CARACAS, Venezuela (Reuters) -A Colombian charter jet carrying tourists home from Panama to Martinique crashed in Venezuela on Tuesday after its engines failed, killing all 160 people aboard in one of the country”s worst air disasters.
The West Caribbean airways MD-82 aircraft was en route to the French Caribbean island when it reported engine trouble and diverted toward an airport in Venezuela before crashing in a cattle ranch near the border with Colombia, authorities said.
"Unfortunately, there were no survivors from this accident," Col. Francisco Paz, head of Venezuela”s National Civil Aviation Institute, told local television.
Most of the passengers were local government officials in Martinique who had been on holiday with their families, an official at the Fort-de-France airport in Martinique said. He said the 152 passengers included one baby and four children.
Authorities scouring wreckage-strewn fields pulled out dozens of bodies and found one of the aircraft”s two black box flight data recorders. Data and cockpit voice recorders provide vital details about the aircraft”s last moments.
Venezuelan Interior Minister Jesse Chacon said the aircraft had changed its route to try to land in the western Venezuelan city of Maracaibo, but lost altitude and crashed in the predawn hours in the remote Sierra de Perija region.
"When it was flying over Venezuelan airspace, they had problems with one engine and then with another engine, and at that moment it went down," Chacon said.
French television broadcast images of victims” relatives crying and screaming as an official read out the names of the plane”s passengers at the airport in Martinique.
The Fort-de-France airport official said the plane had been chartered by the Globe Trotters travel agency in Martinique.
"There are children who have lost both their mother and their father," said Andre Charpentier, the mayor of Basse-Pointe, a small community of 4,000 inhabitants in the north of Martinique.
"PRACTICALLY NOTHING LEFT"
Venezuelan rescuers in white surgical masks waded knee-deep in mud and water searching for bodies in fields where the plane went down. The aircraft shattered into small parts after plowing into the ground; its tail was left standing alone, according to a Reuters photographer at the site.

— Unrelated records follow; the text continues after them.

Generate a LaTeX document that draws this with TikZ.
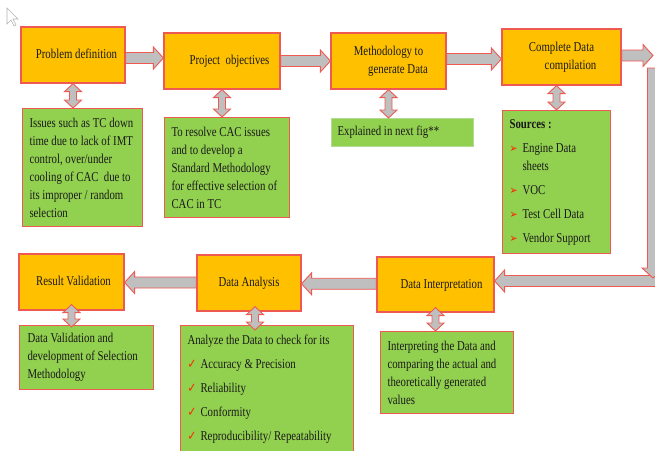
\documentclass[tikz,border=0pt]{standalone}
\usepackage{fontspec}
\newfontfamily\wordfont{Liberation Serif}
\newfontfamily\symfont{DejaVu Sans}
\usetikzlibrary{calc}
\definecolor{stageorange}{HTML}{FFC000}
\definecolor{edgered}{HTML}{EE5A52}
\definecolor{notegreen}{HTML}{92D050}
\definecolor{noteedge}{HTML}{B2DC94}
\definecolor{arrowgray}{HTML}{BFBFBF}
\definecolor{bulred}{HTML}{FF2400}
\definecolor{inkdark}{HTML}{1A1A1A}

% text of the boxes, set a little taller than wide
\newcommand{\notetext}[2]{\scalebox{1}[1.25]{\parbox{#1}{\raggedright #2}}}
\newcommand{\stagetext}[1]{\scalebox{1}[1.25]{\begin{tabular}{@{}c@{}}#1\end{tabular}}}
% bullets used in the note boxes
\newcommand{\bul}{\makebox[13pt][l]{\symfont\fontsize{9.5}{9.5}\selectfont\color{bulred}➢}}
\newcommand{\bulsp}{\hspace*{13pt}}
\newcommand{\chk}{\makebox[13pt][l]{\symfont\fontsize{10.5}{10.5}\selectfont\color{bulred}✓}}

% block arrow between two points, horizontal (y = mean of both)
\newcommand{\hblk}[2]{%
  \path[blk] let \p1=(#1), \p2=(#2), \n1={0.5*(\y1+\y2)}, \n2={sign(\x2-\x1)} in
    (\x1,\n1+5.5pt) -- (\x2-\n2*10pt,\n1+5.5pt) -- (\x2-\n2*10pt,\n1+11pt) -- (\x2,\n1)
    -- (\x2-\n2*10pt,\n1-11pt) -- (\x2-\n2*10pt,\n1-5.5pt) -- (\x1,\n1-5.5pt) -- cycle;}
% double headed block arrow, vertical (x taken from the first point)
\newcommand{\vblk}[2]{%
  \path[blk] let \p1=(#1), \p2=(#2), \n1={min(8,0.38*abs(\y1-\y2))} in
    (\x1,\y1) -- (\x1+8.5pt,\y1-\n1) -- (\x1+3.5pt,\y1-\n1) -- (\x1+3.5pt,\y2+\n1)
    -- (\x1+8.5pt,\y2+\n1) -- (\x1,\y2) -- (\x1-8.5pt,\y2+\n1) -- (\x1-3.5pt,\y2+\n1)
    -- (\x1-3.5pt,\y1-\n1) -- (\x1-8.5pt,\y1-\n1) -- cycle;}

\begin{document}
\begin{tikzpicture}[
      x=1pt, y=-1pt,
      font=\wordfont\fontsize{10.8}{14.4}\selectfont, text=inkdark,
      stage/.style={draw=edgered, fill=stageorange, line width=1.2pt,
                    align=center, inner sep=0pt},
      note/.style={draw=edgered, fill=notegreen, line width=1pt,
                   anchor=north west, inner xsep=7pt, inner ysep=0pt},
      blk/.style={draw=edgered, fill=arrowgray, line width=0.9pt, line join=miter},
    ]
    \useasboundingbox (0,0) rectangle (655,450);
    \clip (0,0) rectangle (655,450);

    % ---------- cursor ----------
    \draw[gray!60, fill=white, line width=0.6pt]
      (7,8) -- (7,24) -- (11,20) -- (14,26) -- (16,25) -- (13,19) -- (18,19) -- cycle;

    % ---------- top row ----------
    \node[stage, minimum width=104pt, minimum height=56pt] (pd) at (73,55)
      {\stagetext{\hspace*{7pt}Problem definition}};
    \node[stage, minimum width=116pt, minimum height=56pt] (po) at (222,61)
      {\stagetext{\hspace*{15pt}Project\ \ objectives}};
    \node[stage, minimum width=115pt, minimum height=56pt] (mg) at (388.5,61)
      {\stagetext{Methodology to\\\hspace*{19pt}generate Data}};
    \node[stage, minimum width=119pt, minimum height=56pt] (cdc) at (561.5,57)
      {\stagetext{Complete Data\\\hspace*{18pt}compilation}};

    % ---------- top notes ----------
    \node[note, minimum height=118pt] (iss) at (22,108)
      {\notetext{106pt}{Issues such as TC down\\time due to lack of IMT\\control, over/under\\
       cooling of CAC\ \ due to\\its improper / random\\selection}};
    \node[note, minimum height=100pt] (obj) at (164,117)
      {\notetext{111pt}{To resolve CAC issues\\and to develop a\\Standard Methodology\\
       for effective selection of\\CAC in TC}};
    \node[note, draw=noteedge, inner xsep=6pt, minimum height=28pt] (nxt) at (331,118)
      {\notetext{130pt}{Explained in next fig**}};
    \node[note, minimum height=143pt] (src) at (502,110)
      {\notetext{94pt}{\textbf{Sources :}\\[4.8pt]\bul Engine Data\\\bulsp sheets\\[4.8pt]
       \bul VOC\\[4.8pt]\bul Test Cell Data\\[4.8pt]\bul Vendor Support}};

    % ---------- bottom row ----------
    \node[stage, minimum width=117pt, minimum height=55pt] (di) at (435.5,284.5)
      {\stagetext{\hspace*{12pt}Data Interpretation}};
    \node[stage, minimum width=104pt, minimum height=56pt] (da) at (249,283)
      {\stagetext{Data Analysis}};
    \node[stage, minimum width=105pt, minimum height=56pt] (rv) at (71.5,282)
      {\stagetext{\hspace*{4pt}Result Validation}};

    % ---------- bottom notes ----------
    \node[note, inner xsep=8pt, minimum height=64pt] (val) at (19,325)
      {\notetext{118pt}{Data Validation and\\development of Selection\\Methodology}};
    \node[note, minimum height=128pt] (ana) at (180,325)
      {\notetext{159pt}{Analyze the Data to check for its\\[4.8pt]\chk Accuracy \& Precision\\[4.8pt]
       \chk Reliability\\[4.8pt]\chk Conformity\\[4.8pt]\chk Reproducibility/ Repeatability}};
    \node[note, minimum height=82pt] (itp) at (380,331)
      {\notetext{119pt}{Interpreting the Data and\\comparing the actual and\\
       theoretically generated\\values}};

    % ---------- flow ----------
    \coordinate (r1) at (653,54);
    \coordinate (r2) at (653,68);
    \coordinate (r3) at (653,278);
    \coordinate (r4) at (660,277.5);
    \hblk{pd.east}{po.west}
    \hblk{po.east}{mg.west}
    \hblk{mg.east}{cdc.west}
    \hblk{cdc.east}{r1}
    \hblk{r4}{di.east}
    \path[blk] let \p1=(r2), \p2=(r3) in
      (\x1-5.5pt,\y1) -- (\x1+5.5pt,\y1) -- (\x1+5.5pt,\y2+10pt) -- (\x1+11pt,\y2+10pt)
      -- (\x2,\y2) -- (\x1-11pt,\y2+10pt) -- (\x1-5.5pt,\y2+10pt) -- cycle;
    \hblk{di.west}{da.east}
    \hblk{da.west}{rv.east}

    % ---------- links to notes ----------
    \vblk{pd.south}{iss.north}
    \vblk{po.south}{obj.north}
    \vblk{mg.south}{nxt.north}
    \vblk{[xshift=-5pt]cdc.south}{src.north}
    \vblk{[yshift=6pt]rv.south}{[yshift=-2pt]val.north}
    \vblk{[xshift=6pt,yshift=5pt]da.south}{[yshift=-5pt]ana.north}
    \vblk{[yshift=5pt]di.south}{di.south |- itp.north}

  \end{tikzpicture}
\end{document}
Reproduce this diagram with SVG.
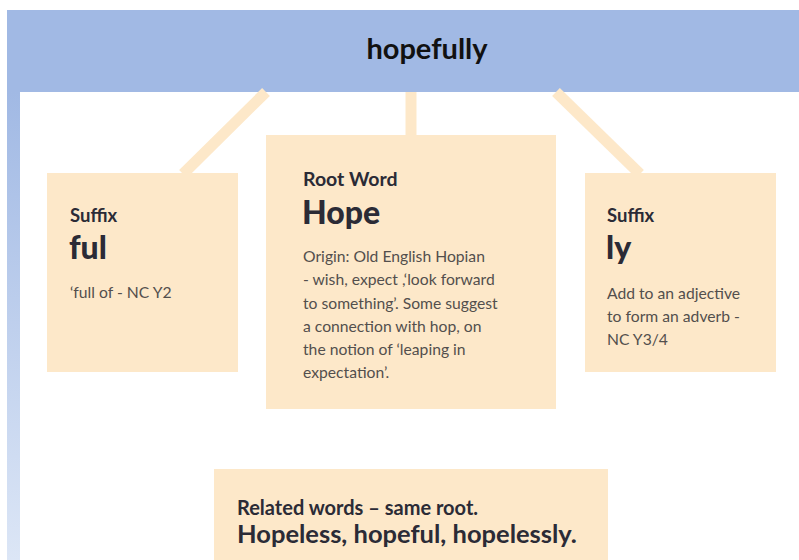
<svg xmlns="http://www.w3.org/2000/svg" width="799" height="560" viewBox="0 0 799 560">
<defs>
<linearGradient id="strip" x1="0" y1="0" x2="0" y2="1">
<stop offset="0" stop-color="#A1B9E4"/>
<stop offset="1" stop-color="#DCE6F6"/>
</linearGradient>
</defs>
<style>
.box{fill:#FDE8C9}
.conn{stroke:#FDE8C9;stroke-width:11;fill:none}
.lbl{font-family:Lato,"Liberation Sans",sans-serif;font-weight:bold;fill:#2B2B36}
.heavy{font-family:Lato,"Liberation Sans",sans-serif;font-weight:900;fill:#2B2B36}
.body{font-family:Lato,"Liberation Sans",sans-serif;fill:#534F4D;font-size:15.7px}
</style>
<rect x="0" y="0" width="799" height="560" fill="#FFFFFF"/>
<rect x="7" y="10" width="792" height="82" fill="#A1B9E4"/>
<rect x="7" y="92" width="13" height="468" fill="url(#strip)"/>
<text x="427" y="59" text-anchor="middle" font-family="Lato,'Liberation Sans',sans-serif" font-weight="bold" font-size="29" fill="#111111">hopefully</text>
<g id="connectors">
<line class="conn" x1="266" y1="92" x2="183" y2="174"/>
<line class="conn" x1="411" y1="92" x2="411" y2="136"/>
<line class="conn" x1="556" y1="92" x2="640" y2="174"/>
</g>
<g id="suffix-ful">
<rect class="box" x="47" y="173" width="191" height="199"/>
<text class="lbl" x="70" y="222" font-size="18.5">Suffix</text>
<text class="heavy" x="69" y="259" font-size="32">ful</text>
<text class="body" x="70" y="298">‘full of - NC Y2</text>
</g>
<g id="root-word">
<rect class="box" x="266" y="135" width="290" height="274"/>
<text class="lbl" x="303" y="186" font-size="19.5">Root Word</text>
<text class="heavy" x="302" y="224" font-size="32">Hope</text>
<text class="body" x="303" y="262">Origin: Old English Hopian</text>
<text class="body" x="303" y="285">- wish, expect ,‘look forward</text>
<text class="body" x="303" y="309">to something’. Some suggest</text>
<text class="body" x="303" y="332">a connection with hop, on</text>
<text class="body" x="303" y="355">the notion of ‘leaping in</text>
<text class="body" x="303" y="378">expectation’.</text>
</g>
<g id="suffix-ly">
<rect class="box" x="585" y="173" width="191" height="199"/>
<text class="lbl" x="607" y="222" font-size="18.5">Suffix</text>
<text class="heavy" x="606" y="259" font-size="32">ly</text>
<text class="body" x="607" y="299">Add to an adjective</text>
<text class="body" x="607" y="322">to form an adverb -</text>
<text class="body" x="607" y="345">NC Y3/4</text>
</g>
<g id="related">
<rect class="box" x="214" y="469" width="394" height="91"/>
<text class="lbl" x="237" y="515" font-size="20">Related words – same root.</text>
<text class="lbl" x="237" y="543" font-size="25.5">Hopeless, hopeful, hopelessly.</text>
</g>
</svg>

"It”s really terrible, I can”t describe it, there are bodies mutilated, in pieces, there is practically nothing left out there," local mayor Alfonso Marquez told television reporters by telephone.
Farm workers told local television they had seen the aircraft in flames before it hit the ground. As many as 90 bodies had been transported to two morgues in Maracaibo, officials said.
It was the second crash involving a West Caribbean airways plane this year.
In Seattle, Boeing said the company was dispatching a team of air safety investigators to help find the cause of the crash. Boeing took over McDonnell Douglas, maker of the MD-82, in 1997. The U.S. government also offered to assist.
French Transport Minister Dominique Perben said the airplane was inspected recently and no problems were noted.
West Caribbean is based in the Colombian city of Medellin and operates two McDonnell Douglas MD-81s, an MD-82, two Airbus ATR42s and several smaller aircraft.
In March, a West Caribbean Airways Let L-410 aircraft departing from Providencia, Colombia, failed to ascend and hit hills close to the runway. Two crew and six passengers died in that accident.
The MD-82 aircraft, delivered to its first operator in 1986, passed a safety check by Colombian authorities on Monday. But the airline has been penalized before for excessive weight and safety violations, a Colombian aviation official said.
French President Jacques Chirac learned "with very deep emotion" of the air disaster," his office said. Venezuelan President Hugo Chavez said he had spoken to Chirac and to Colombian President Alvaro Uribe to express his condolences.
"This is a tragedy…everyone died, both engines just switched off," Chavez said at a public event late Tuesday.
Martinique is an overseas department of France. Chirac”s office said the president had ordered Overseas Territories Minister Francois Baroin to travel to Martinique.